Based on the amount of new loans budgeted for this year, Pag-IBIG is targeting a loan growth of at least 28 percent.
“The lower interest rates make housing loans more accessible, but it’s also partly due to a great marketing effort to propagate the program. A program will not be good without takers and a streamlining of the process was made,” he said.
The P30-billion housing loan budget for 2008 was announced by Vice President Noli de Castro during a recent Development Bank of the Philippines-organized Hong Kong roadshow for overseas Filipino workers.

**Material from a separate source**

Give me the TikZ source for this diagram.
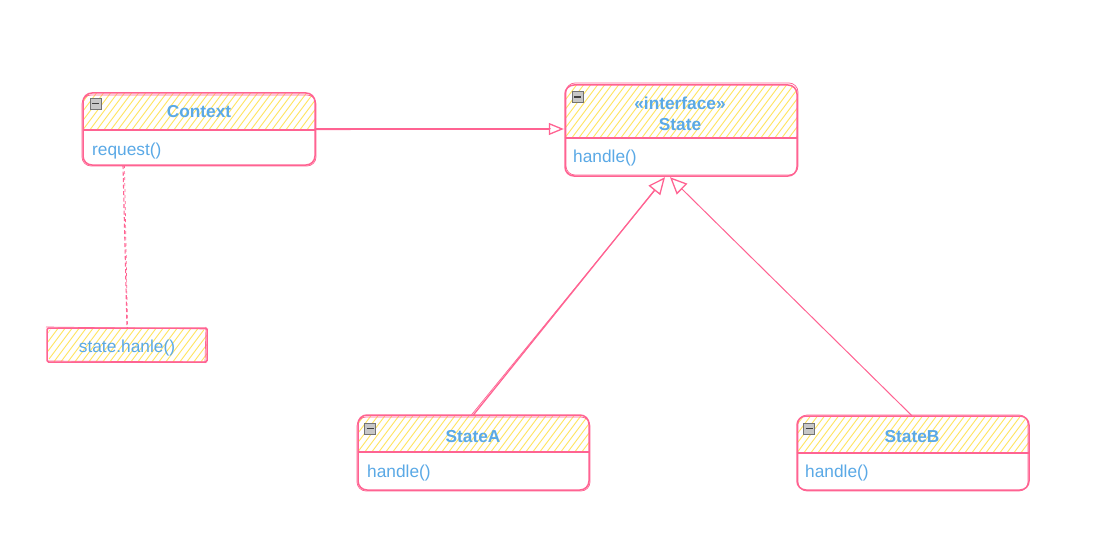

De Castro, who also chairs the Housing and Urban Development Coordinating Council, said it was the best time to borrow now that local interest rates had gone down, noting that the Pag-IBIG Fund can provide financing for low-cost housing units at an interest rate of 6-7 percent—from about 12 percent a few years ago—for a term of up to 30 years.
“At 7 percent (a year) for a P750,000 housing unit, we computed the amortization at P4,000-P5,000 a month as opposed to renting a house which can cost you as much as P10,000 (a month),” De Castro said.
A special window for OFWs has recently been created to help the sector acquire affordable homes, the Vice President said.
As Pag-IBIG does not want the strong peso to lead to loan delinquency, Quimbo explained that the housing provident fund was now more aggressively targeting OFWs who are being paid in currencies that are gaining against the dollar such as the euro.
But a major challenge for Pag-IBIG this year would be to raise more funds to meet the booming demand for low-cost housing.
“This year, we have enough funds but if it increases by more than 40 percent, we should be able to borrow at a lower coupon rate because we are relending for the long term. It depends on how well the Bureau of the Treasury will be able to manage the interest rate environment,” he said.
PagIBIG plans to issue P5-P8 billion worth of bonds in the middle of the year to boost its funding resources.